Work required
Count the lines below that contain the word "seaborn", and report only that number.

BEGIN Data provided

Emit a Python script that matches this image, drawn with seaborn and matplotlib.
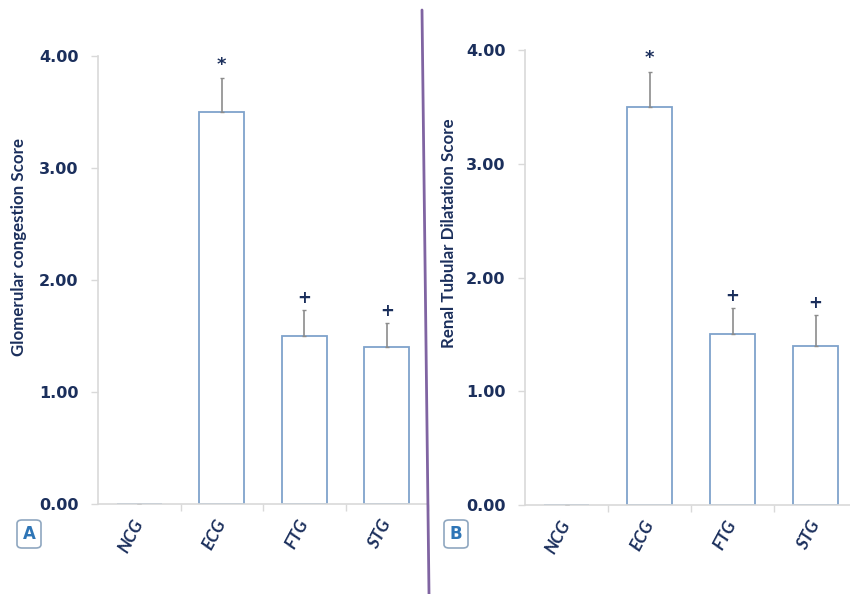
import matplotlib
matplotlib.use("Agg")
import matplotlib.pyplot as plt
import seaborn as sns
import pandas as pd
import numpy as np
from matplotlib.patches import FancyBboxPatch
from matplotlib.lines import Line2D

categories = ["NCG", "ECG", "FTG", "STG"]
glomerular_mean = [0.0, 3.50, 1.50, 1.40]
glomerular_err = [0.0, 0.30, 0.23, 0.22]
glomerular_marks = ["", "*", "+", "+"]
tubular_mean = [0.0, 3.50, 1.50, 1.40]
tubular_err = [0.0, 0.31, 0.23, 0.27]
tubular_marks = ["", "*", "+", "+"]
yticks = [0.0, 1.0, 2.0, 3.0, 4.0]
ytick_labels = ["0.00", "1.00", "2.00", "3.00", "4.00"]

sns.set_theme(style="white")
plt.rcParams["font.family"] = ["DejaVu Sans"]

NAVY = "#1B2F5C"
BAR_EDGE = "#7FA3CB"
SPINE = "#D9D9D9"

fig = plt.figure(figsize=(8.5, 5.94), dpi=100)

def panel(rect, means, errs, marks, ylabel, letter, letter_pos, ylabel_xy):
    ax = fig.add_axes(rect)
    df = pd.DataFrame({"group": categories, "score": means})
    sns.barplot(data=df, x="group", y="score", ax=ax, color="white",
                edgecolor=BAR_EDGE, linewidth=1.3, width=0.55, errorbar=None)
    x = np.arange(len(categories))
    ax.errorbar(x, means, yerr=[np.zeros(len(errs)), errs], fmt="none",
                ecolor="#8C8C8C", elinewidth=1.2, capsize=1.5, capthick=1.0)
    for xi, m, e, t in zip(x, means, errs, marks):
        if t:
            ax.annotate(t, (xi, m + e), xytext=(0, 3 if t == "*" else 2),
                        textcoords="offset points", ha="center", va="bottom",
                        fontsize=12 if t == "+" else 13, fontweight="bold", color=NAVY)
    ax.set_ylim(0, 4)
    ax.set_xlim(-0.5, 3.5)
    ax.set_yticks(yticks)
    ax.set_yticklabels(ytick_labels, fontsize=11.5, fontweight="bold", color=NAVY)
    ax.set_xticks(x)
    ax.set_xticklabels(categories, rotation=62, fontsize=12.5, fontweight="bold",
                       style="italic", color=NAVY, family=["Lato", "DejaVu Sans"])
    ax.set_xticks([0.5, 1.5, 2.5, 3.5], minor=True)
    ax.tick_params(axis="x", which="major", length=0, pad=12)
    ax.tick_params(axis="x", which="minor", length=5, color=SPINE, width=1, direction="out", bottom=True)
    ax.tick_params(axis="y", length=5, color=SPINE, width=1, left=True, pad=9)
    for lab in ax.get_xticklabels():
        lab.set_rotation_mode("anchor")
        lab.set_ha("right")
        lab.set_va("center")
    ax.set_xlabel("")
    ax.set_ylabel("")
    fig.text(ylabel_xy[0] / 850, 1 - ylabel_xy[1] / 594, ylabel, rotation=90, ha="center", va="center",
             fontsize=12.2, fontweight="bold", color=NAVY, family=["Lato", "DejaVu Sans"])
    for s in ["top", "right"]:
        ax.spines[s].set_visible(False)
    for s in ["left", "bottom"]:
        ax.spines[s].set_color(SPINE)
        ax.spines[s].set_linewidth(1.2)
    ax.set_facecolor("none")
    lx, ly = letter_pos
    box = FancyBboxPatch((lx / 850, 1 - (ly + 28) / 594), 24 / 850, 28 / 594,
                         boxstyle="round,pad=0,rounding_size=0.006",
                         transform=fig.transFigure, facecolor="white",
                         edgecolor="#8FA7C0", linewidth=1.2)
    fig.add_artist(box)
    fig.text((lx + 12) / 850, 1 - (ly + 14) / 594, letter, ha="center", va="center",
             fontsize=12, fontweight="bold", color="#2E75B6")
    return ax

panel([98 / 850, 1 - 504 / 594, 330 / 850, 448 / 594],
      glomerular_mean, glomerular_err, glomerular_marks,
      "Glomerular congestion Score", "A", (17, 520), (19, 247))
panel([525 / 850, 1 - 505 / 594, 332 / 850, 455 / 594],
      tubular_mean, tubular_err, tubular_marks,
      "Renal Tubular Dilatation Score", "B", (444, 520), (449, 233))

fig.add_artist(Line2D([422 / 850, 429 / 850], [1 - 10 / 594, 0], transform=fig.transFigure,
                      color="#8064A2", linewidth=2))

fig.savefig("out.png", dpi=100, facecolor="white")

END Data provided

Answer to this problem
2